In contrast to the liberal-internationalist view, the "realist" can sound amoral and cynical. Because there is a certain missionary element to the liberal-internationalist approach that is particularly visible in cases of "humanitarian intervention." Neocons also strike a certain kind of moral pose, too, though there's is more along the lines of what's right is what the US wants to do, and to hell with what any foreigners might think. And neocons are happy to borrow liberal-internationalist rhetoric about spreading democracy and supporting human rights.

The wars of the last 20 years in Afghanistan, Iraq, Syria, and Libya provide plenty of material to judge how much democracy, morality, and human rights benefitted from those conflicts. Bad decisions and militarized foreign policy can lead to immoral actions including lots of unnecessary killing. So their actual moral superiority to realism is certainly subject to question.

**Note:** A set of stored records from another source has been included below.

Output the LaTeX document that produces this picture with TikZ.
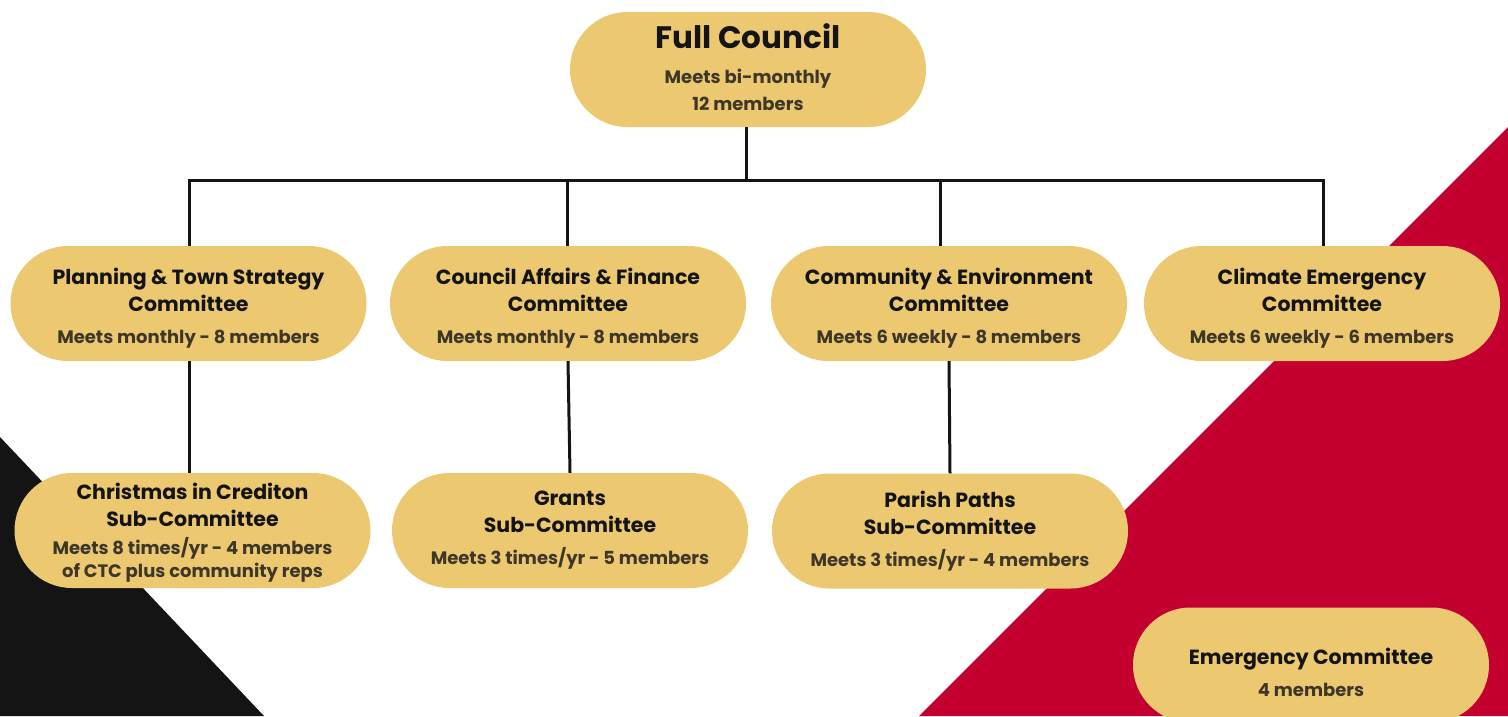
\documentclass[tikz,border=0pt]{standalone}
\usepackage{fontspec}
\setmainfont{Poppins}
\definecolor{gold}{RGB}{236,200,113}
\definecolor{crim}{RGB}{195,0,47}
\definecolor{ink}{RGB}{20,20,20}
\definecolor{subink}{RGB}{62,55,40}
\newcommand{\ttl}[1]{{\color{ink}\fontsize{20.5}{27}\selectfont #1}}
\newcommand{\sbt}[1]{{\color{subink}\fontsize{18}{27}\selectfont #1}}
\newcommand{\bigttl}[1]{{\color{ink}\fontsize{31}{27}\selectfont #1}}
\tikzset{
  pill/.style={fill=gold, draw=none, rectangle, rounded corners=57.5pt,
    minimum width=356pt, minimum height=115pt, inner sep=0pt},
  pilltext/.style={inner sep=0pt, align=center,
    font=\fontsize{18}{27}\selectfont\bfseries},
  wire/.style={draw=ink, line width=3pt}
}
\begin{document}
\begin{tikzpicture}[x=1pt,y=-1pt]
\useasboundingbox (0,0) rectangle (1508,716);
\fill[white] (0,0) rectangle (1508,716);
\fill[ink] (0,437) -- (264,716) -- (0,716) -- cycle;
\fill[crim] (919,716) -- (1508,127) -- (1508,716) -- cycle;

\node[pill] (fc) at (748,69.5) {};
\node[pilltext] (fct) at ([yshift=2pt]fc.center) {\bigttl{Full Council}\\[8pt]
  \sbt{Meets bi-monthly}\\\sbt{12 members}};

\node[pill] (pl) at (188.5,303.5) {};
\node[pilltext] (plt) at ([yshift=-5pt]pl.center) {\ttl{Planning \& Town Strategy}\\\ttl{Committee}\\[5pt]\sbt{Meets monthly - 8 members}};
\node[pill] (ca) at (568,303.5) {};
\node[pilltext] (cat) at ([yshift=-5pt]ca.center) {\ttl{Council Affairs \& Finance}\\\ttl{Committee}\\[5pt]\sbt{Meets monthly - 8 members}};
\node[pill] (ce) at (949,303.5) {};
\node[pilltext] (cet) at ([yshift=-5pt]ce.center) {\ttl{Community \& Environment}\\\ttl{Committee}\\[5pt]\sbt{Meets 6 weekly - 8 members}};
\node[pill] (cl) at (1322,303.5) {};
\node[pilltext] (clt) at ([yshift=-5pt]cl.center) {\ttl{Climate Emergency}\\\ttl{Committee}\\[5pt]\sbt{Meets 6 weekly - 6 members}};

\node[pill] (xm) at (192.5,530.5) {};
\node[pilltext] (xmt) at ([yshift=-2.5pt]xm.center) {\ttl{Christmas in Crediton}\\\ttl{Sub-Committee}\\[1pt]\sbt{Meets 8 times/yr - 4 members}\\[-4pt]\sbt{of CTC plus community reps}};
\node[pill] (gr) at (570,530.5) {};
\node[pilltext] (grt) at ([yshift=0.5pt]gr.center) {\ttl{Grants}\\\ttl{Sub-Committee}\\[5pt]\sbt{Meets 3 times/yr - 5 members}};
\node[pill] (pp) at (950,531) {};
\node[pilltext] (ppt) at (pp.center) {\ttl{Parish Paths}\\\ttl{Sub-Committee}\\[5pt]\sbt{Meets 3 times/yr - 4 members}};
\node[pill] (em) at (1311,665) {};
\node[pilltext] (emt) at ([yshift=-7.5pt]em.center) {\ttl{Emergency Committee}\\[5pt]\sbt{4 members}};

\coordinate (bus) at (746,180);
\draw[wire] (fc.south -| bus) -- (bus);
\draw[wire, line join=miter] (189,246) -- (189,180) -- (1323,180) -- (1323,246);
\draw[wire] (567,180) -- (567,246);
\draw[wire] (940,180) -- (940,246);
\draw[wire] (pl.south -| 189,0) -- (189,473);
\draw[wire] (ca.south) -- (gr.north);
\draw[wire] (ce.south) -- (pp.north);
\end{tikzpicture}
\end{document}
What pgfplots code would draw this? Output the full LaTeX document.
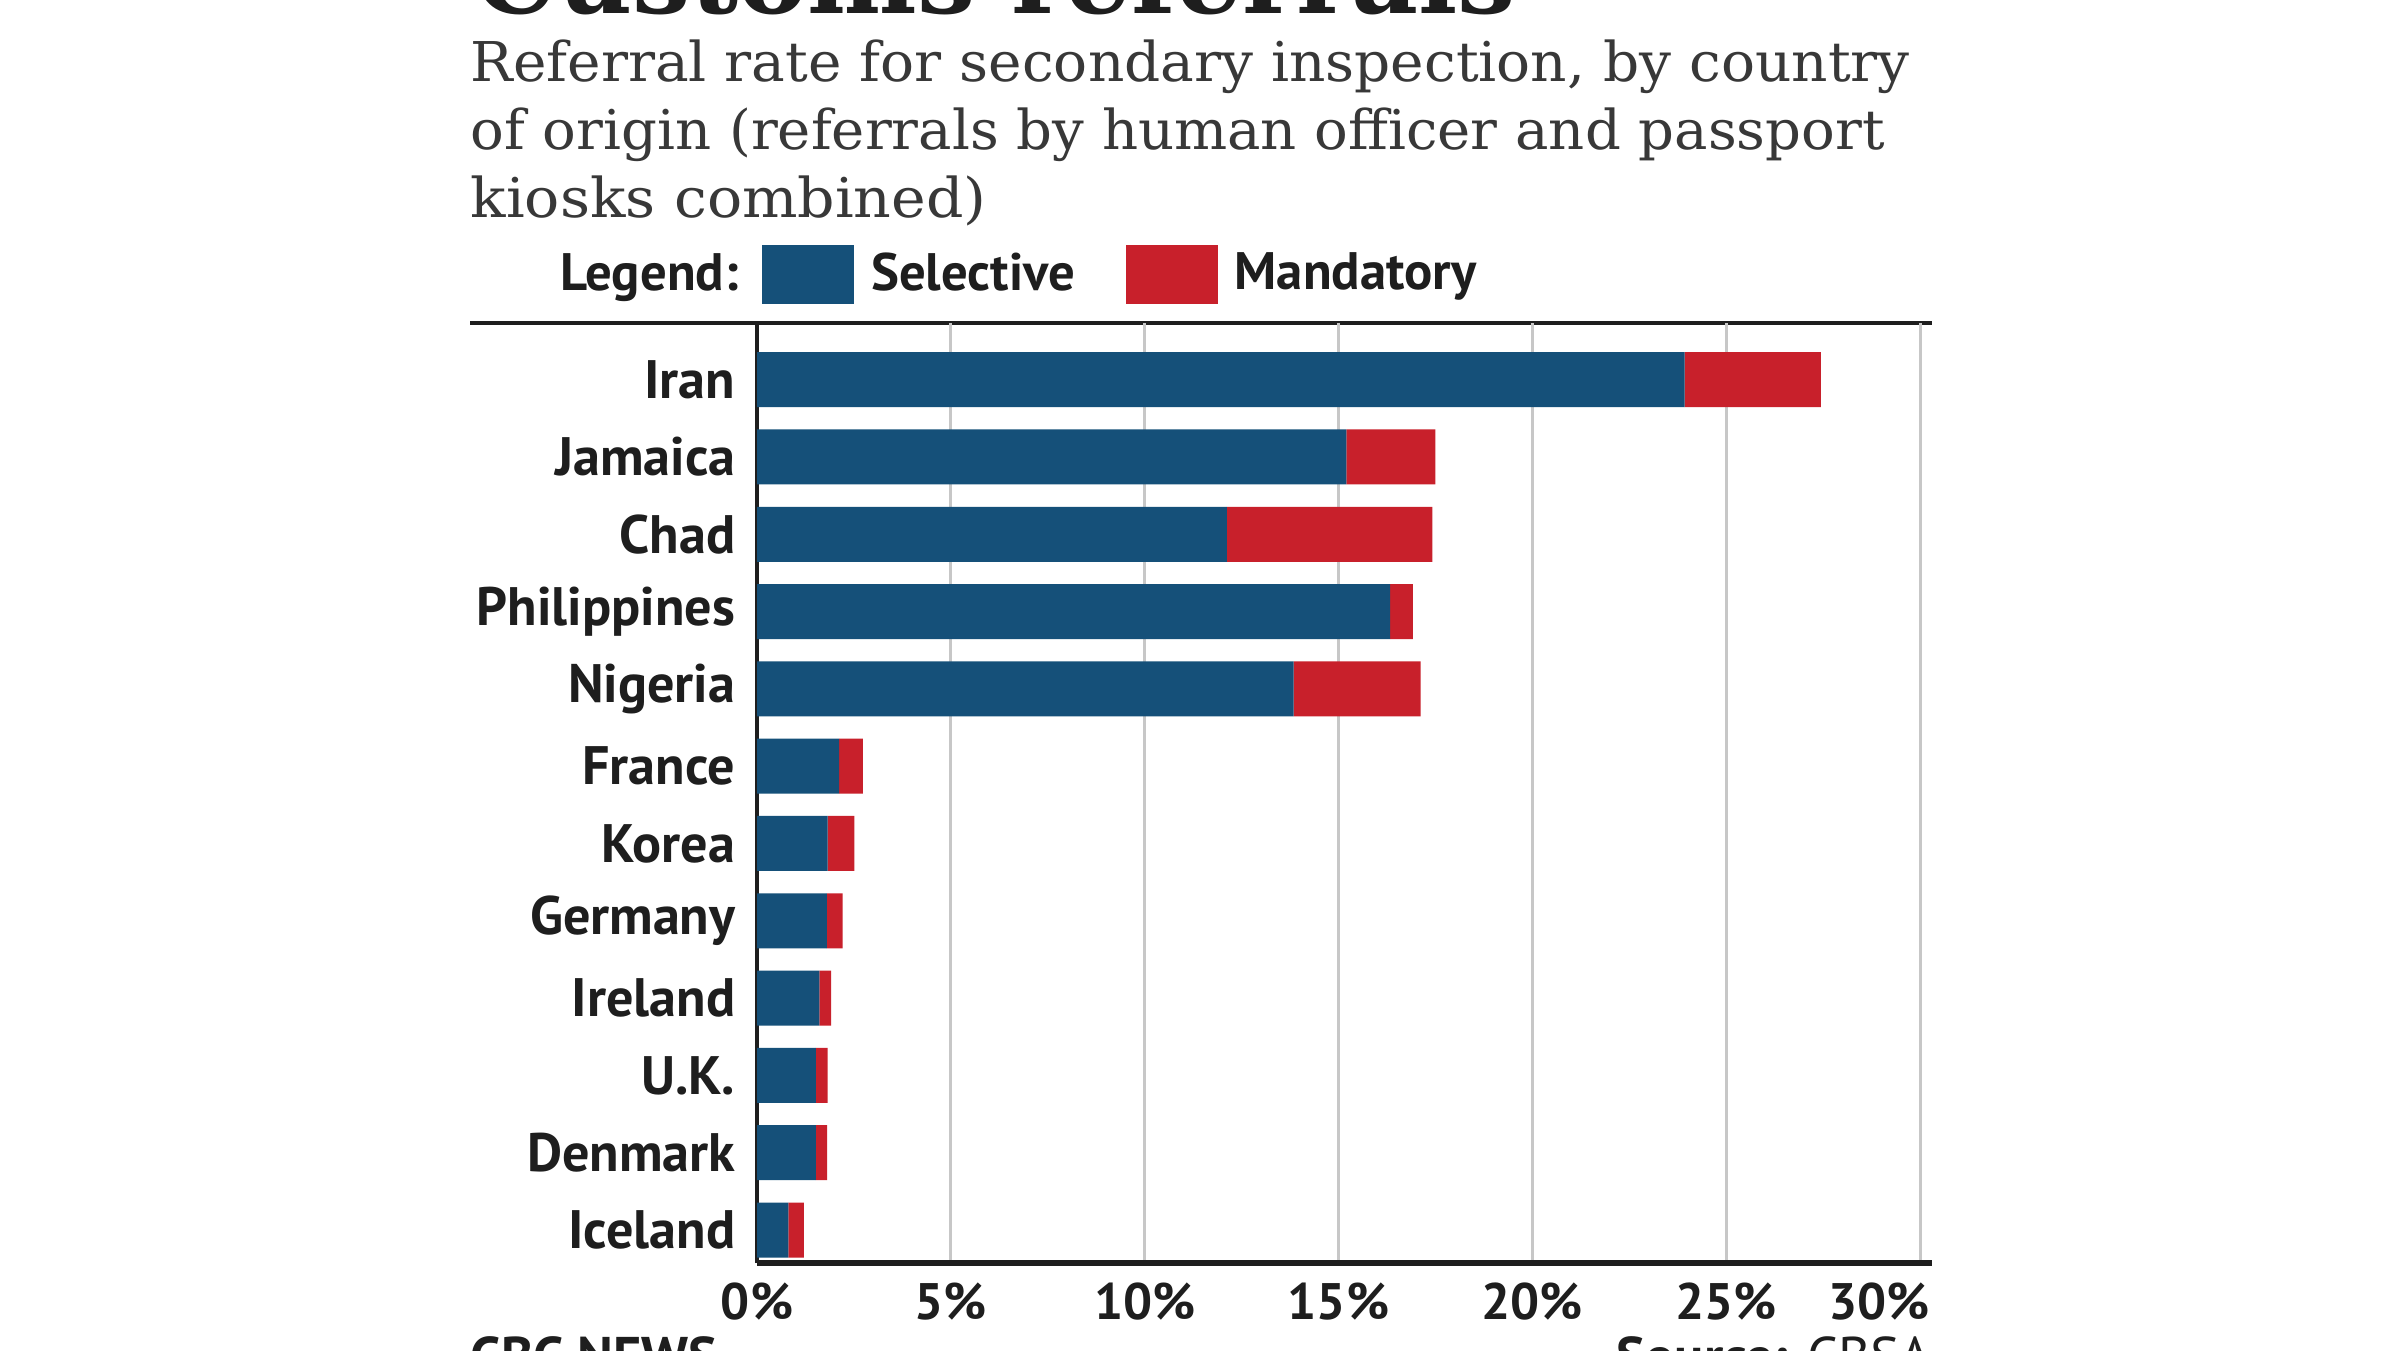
\documentclass[border=0pt]{standalone}
\usepackage{pgfplots}
\pgfplotsset{compat=1.18}
\usepackage{fontspec}
\setmainfont{PT Sans}
\newfontfamily\slab{DejaVu Serif}
\definecolor{selblue}{HTML}{155079}
\definecolor{mandred}{HTML}{C8202B}
\definecolor{txt}{HTML}{1E1E1E}
\definecolor{subtxt}{HTML}{383838}
\begin{document}
\begin{tikzpicture}
\useasboundingbox (0,0) rectangle (24,13.5);
\clip (0,0) rectangle (24,13.5);
\fill[white] (0,0) rectangle (24,13.5);
% title (cut off at top)
\node[anchor=base west, inner sep=0pt, text=txt] at (4.74,13.36)
  {\resizebox{10.41cm}{!}{\slab\bfseries Customs referrals}};
% subtitle
\node[anchor=base west, inner sep=0pt, text=subtxt] at (4.70,12.68)
  {\resizebox{14.39cm}{\height}{\slab\fontsize{15.6}{18}\selectfont Referral rate for secondary inspection, by country}};
\node[anchor=base west, inner sep=0pt, text=subtxt] at (4.70,12.00)
  {\resizebox{14.14cm}{\height}{\slab\fontsize{15.6}{18}\selectfont of origin (referrals by human officer and passport}};
\node[anchor=base west, inner sep=0pt, text=subtxt] at (4.70,11.32)
  {\resizebox{5.16cm}{\height}{\slab\fontsize{15.6}{18}\selectfont kiosks combined)}};
% legend label
\node[anchor=base east, inner sep=0pt, text=txt] at (7.39,10.59)
  {\bfseries\fontsize{15}{17}\selectfont Legend:};
% top rule
\draw[line width=1.4pt, txt] (4.70,10.27) -- (19.32,10.27);
\begin{axis}[
  at={(7.57cm,0.87cm)}, anchor=south west,
  scale only axis, width=11.75cm, height=9.40cm,
  xbar stacked, bar width=0.55cm,
  xmin=0, xmax=30.31, ymin=-0.427, ymax=11.733,
  enlargelimits=false,
  axis x line*=bottom, axis y line*=left,
  axis line style={-},
  x axis line style={line width=1.7pt, txt},
  y axis line style={line width=1.4pt, txt},
  xtick={0,5,10,15,20,25,30},
  xticklabels={0\%,5\%,10\%,15\%,20\%,25\%,\makebox[0pt][r]{30\%\hspace*{-0.1cm}}},
  ytick={0,1,2,3,4,5,6,7,8,9,10,11},
  yticklabels={Iceland,Denmark,U.K.,Ireland,Germany,Korea,France,Nigeria,Philippines,Chad,Jamaica,Iran},
  major tick length=0pt,
  tick style={draw=none},
  xticklabel style={anchor=north, inner sep=0pt, yshift=-0.19cm, text=txt, font=\bfseries\fontsize{14.6}{16}\selectfont},
  yticklabel style={anchor=east, inner sep=0pt, xshift=-0.21cm, text=txt, font=\bfseries\fontsize{15.4}{17}\selectfont},
  xmajorgrids, ymajorgrids=false,
  major grid style={line width=0.85pt, color=black!22},
  legend columns=2,
  legend style={at={(rel axis cs:0.0043,1.0521)}, anchor=west, draw=none, fill=none,
    inner sep=0pt, outer sep=0pt, text=txt,
    font=\bfseries\fontsize{15}{17}\selectfont,
    nodes={inner sep=0pt},
    /tikz/every odd column/.append style={column sep=0.17cm},
    /tikz/every even column/.append style={column sep=0.51cm}},
]
\addplot[fill=selblue, draw=none,
  legend image code/.code={\fill[selblue] (0cm,-0.295cm) rectangle (0.92cm,0.295cm);}]
  coordinates {(0.81,0) (1.52,1) (1.52,2) (1.61,3) (1.80,4) (1.82,5) (2.12,6) (13.84,7) (16.33,8) (12.12,9) (15.20,10) (23.93,11)};
\addlegendentry{Selective}
\addplot[fill=mandred, draw=none,
  legend image code/.code={\fill[mandred] (0cm,-0.295cm) rectangle (0.92cm,0.295cm);}]
  coordinates {(0.40,0) (0.29,1) (0.30,2) (0.30,3) (0.41,4) (0.69,5) (0.61,6) (3.28,7) (0.59,8) (5.30,9) (2.30,10) (3.51,11)};
\addlegendentry{Mandatory}
\end{axis}
% footer (cut off at bottom)
\node[anchor=north west, inner sep=0pt, text=txt] at (4.70,0.14)
  {\bfseries\fontsize{15.5}{17}\selectfont CBC NEWS};
\node[anchor=north east, inner sep=0pt, text=txt] at (19.32,0.14)
  {\fontsize{15.5}{17}\selectfont\textbf{Source:} CBSA};
\end{tikzpicture}
\end{document}
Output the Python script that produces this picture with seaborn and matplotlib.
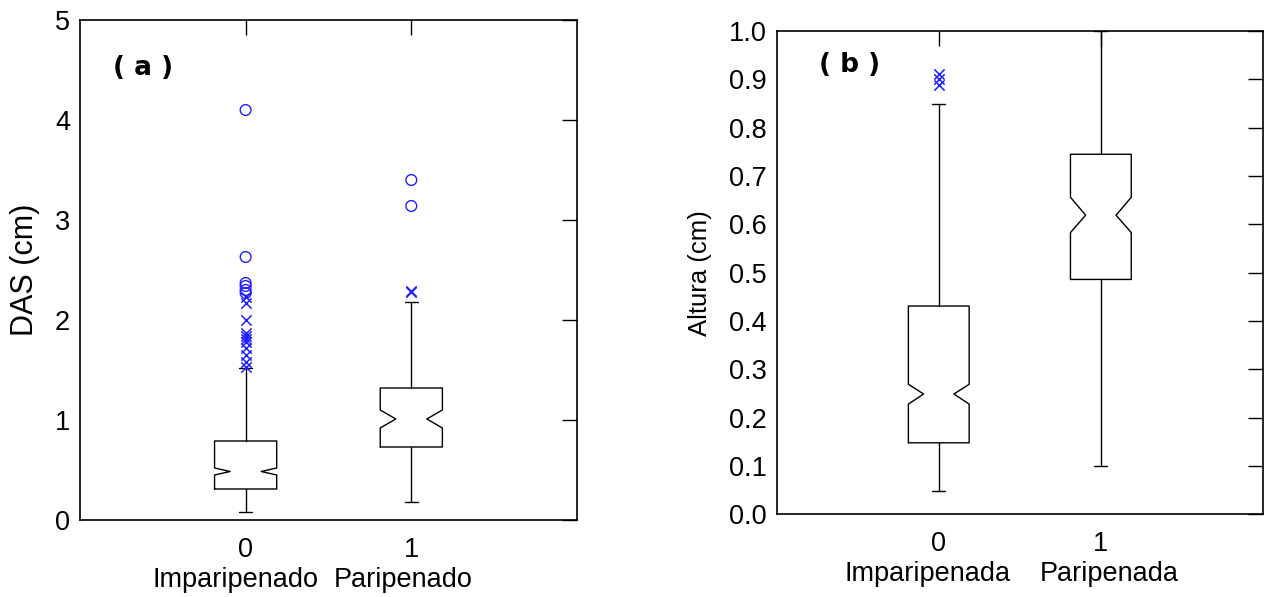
import matplotlib
matplotlib.use("Agg")
import matplotlib.pyplot as plt
import pandas as pd
import seaborn as sns


# -------------------------------
# DATA
# -------------------------------
groups = [0, 1]
group_ticklabels = ["0", "1"]
das_names = ["Imparipenado", "Paripenado"]
alt_names = ["Imparipenada", "Paripenada"]

# panel (a) - DAS (cm)
das_q1 = [0.31, 0.73]
das_med = [0.485, 1.01]
das_q3 = [0.79, 1.32]
das_whislo = [0.08, 0.18]
das_whishi = [1.52, 2.18]
das_cilo = [0.45, 0.92]
das_cihi = [0.52, 1.10]
das_far_g0 = [4.10, 2.63, 2.37, 2.34, 2.30, 2.27]
das_far_g1 = [3.40, 3.14]
das_mild_g0 = [2.23, 2.17, 2.00, 1.87, 1.84, 1.81, 1.78, 1.72, 1.65, 1.58, 1.53]
das_mild_g1 = [2.29, 2.28]

# panel (b) - Altura (cm)
alt_q1 = [0.148, 0.486]
alt_med = [0.249, 0.619]
alt_q3 = [0.431, 0.745]
alt_whislo = [0.049, 0.10]
alt_whishi = [0.85, 1.0]
alt_cilo = [0.228, 0.583]
alt_cihi = [0.269, 0.656]
alt_mild_g0 = [0.912, 0.90, 0.888]


# -------------------------------
# HELPERS
# -------------------------------
def box_stats(q1, med, q3, lo, hi, cilo, cihi):
    stats = []
    for i in range(len(q1)):
        stats.append({
            "q1": q1[i], "med": med[i], "q3": q3[i],
            "whislo": lo[i], "whishi": hi[i],
            "cilo": cilo[i], "cihi": cihi[i], "fliers": [],
        })
    return stats


def outlier_frame(per_group):
    rows = []
    for g, vals in per_group.items():
        for v in vals:
            rows.append({"group": g, "value": v})
    return pd.DataFrame(rows, columns=["group", "value"])


def draw_panel(ax, stats, far, mild, names, name_dx, yticks, yticklabels):
    box_w = 0.375
    parts = ax.bxp(stats, positions=groups, widths=box_w, capwidths=0.13,
                   shownotches=True, showfliers=False, patch_artist=False,
                   boxprops=dict(color="black", linewidth=1.0),
                   whiskerprops=dict(color="black", linewidth=1.0),
                   capprops=dict(color="black", linewidth=1.0),
                   medianprops=dict(linewidth=0))
    # whisker caps are shorter than the notch depth
    for cap in parts["caps"]:
        xs = cap.get_xdata()
        c = (xs[0] + xs[1]) / 2
        cap.set_xdata([c - 0.04, c + 0.04])

    if len(far):
        sns.scatterplot(data=far, x="group", y="value", ax=ax, marker="o",
                        s=60, facecolor="none", edgecolor="#2020ff",
                        linewidth=1.0, zorder=5)
    if len(mild):
        sns.scatterplot(data=mild, x="group", y="value", ax=ax, marker="x",
                        s=55, color="#2020ff", linewidth=1.1, zorder=5)

    ax.set_xlim(-1, 2)
    ax.set_xticks(groups)
    ax.set_xticklabels(group_ticklabels)
    ax.set_yticks(yticks)
    ax.set_yticklabels(yticklabels)
    ax.set_xlabel("")
    ax.tick_params(axis="both", direction="in", top=True, right=True,
                   length=11, width=1.0, labelsize=19.5, colors="black")
    ax.tick_params(axis="x", pad=12)
    ax.tick_params(axis="y", pad=7)
    for s in ax.spines.values():
        s.set_linewidth(1.2)
        s.set_color("black")

    # group names under the 0 / 1 tick labels
    for g, name, dx in zip(groups, names, name_dx):
        ax.annotate(name, xy=(g, 0), xycoords=("data", "axes fraction"),
                    xytext=(dx, -43), textcoords="offset points",
                    ha="center", va="center", fontsize=19.5, color="black")


# -------------------------------
# PLOT
# -------------------------------
sns.set_style("white")
plt.rcParams["font.family"] = ["Liberation Sans", "DejaVu Sans"]
plt.rcParams["text.color"] = "black"
plt.rcParams["axes.labelcolor"] = "black"

fig = plt.figure(figsize=(12.67, 5.97), dpi=100)
ax1 = fig.add_axes([0.0631, 0.129, 0.3923, 0.8375])
ax2 = fig.add_axes([0.6130, 0.1385, 0.3838, 0.8095])

draw_panel(ax1,
           box_stats(das_q1, das_med, das_q3, das_whislo, das_whishi, das_cilo, das_cihi),
           outlier_frame({0: das_far_g0, 1: das_far_g1}),
           outlier_frame({0: das_mild_g0, 1: das_mild_g1}),
           das_names, [-7, -6], [0, 1, 2, 3, 4, 5], ["0", "1", "2", "3", "4", "5"])
ax1.set_ylim(0, 5)
ax1.set_ylabel("DAS (cm)", fontsize=22, labelpad=11)
ax1.text(0.066, 0.904, "( a )", transform=ax1.transAxes, fontsize=19,
         fontweight="bold", family="DejaVu Sans", va="center")

alt_yticks = [i / 10 for i in range(11)]
draw_panel(ax2,
           box_stats(alt_q1, alt_med, alt_q3, alt_whislo, alt_whishi, alt_cilo, alt_cihi),
           outlier_frame({}),
           outlier_frame({0: alt_mild_g0}),
           alt_names, [-8, 6], alt_yticks, ["%.1f" % v for v in alt_yticks])
ax2.set_ylim(0, 1.0)
ax2.set_ylabel("Altura (cm)", fontsize=18.5, labelpad=12)
ax2.text(0.087, 0.93, "( b )", transform=ax2.transAxes, fontsize=19,
         fontweight="bold", family="DejaVu Sans", va="center")

fig.savefig("out.png", dpi=100)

Hocke responds to the moralistic criticism of the realist outlook in the context of NATO expansion in his 2014 article:
What is new since the 1990s is that the West believes that authoritarian rulers are falling away from their faith and mutating into democrats. It is not Putin who lives "in another world", it is the democratic politicians who live in a dream world with regard to Putin if they believed that he had become a "flawless democrat" [a reference to a particularly ill-advised comment about Putin by German Chancellor Gerhard Schröder in 2004]. Not pseudo-democratic trickery, but Realpolitik sobriety and an understanding of limited balance of interests and distance would have been necessary in dealing with Russia. Instead, sultry rhetoric of commonality dominated. Most Western politicians had lost their realistic sense of touch when dealing with Russia. Now, in the Ukraine crisis, they are forced to discover for themselves the Realpolitik laws of power politics. [my translation from the German]
When we think back to the large expansion of NATO that was formalized in 2004, which included incorporating the former Soviet republics of Estonia, Latvia, and Lithuania, we can also see that plain arrogance played a huge part in the shared assumptions of the liberal internationalist theorists and neocons in that immediate post-9/11 era. They just didn't believe Russia could or would push back in any effective way.

Even if the Obama-Biden Administration didn't always apply the rule adequately, notably in the Libya intervention to take just one example, their supposed guideline of "don't do stupid stuff" is something that US policymakers have often given too little attention, during the Cold War and since.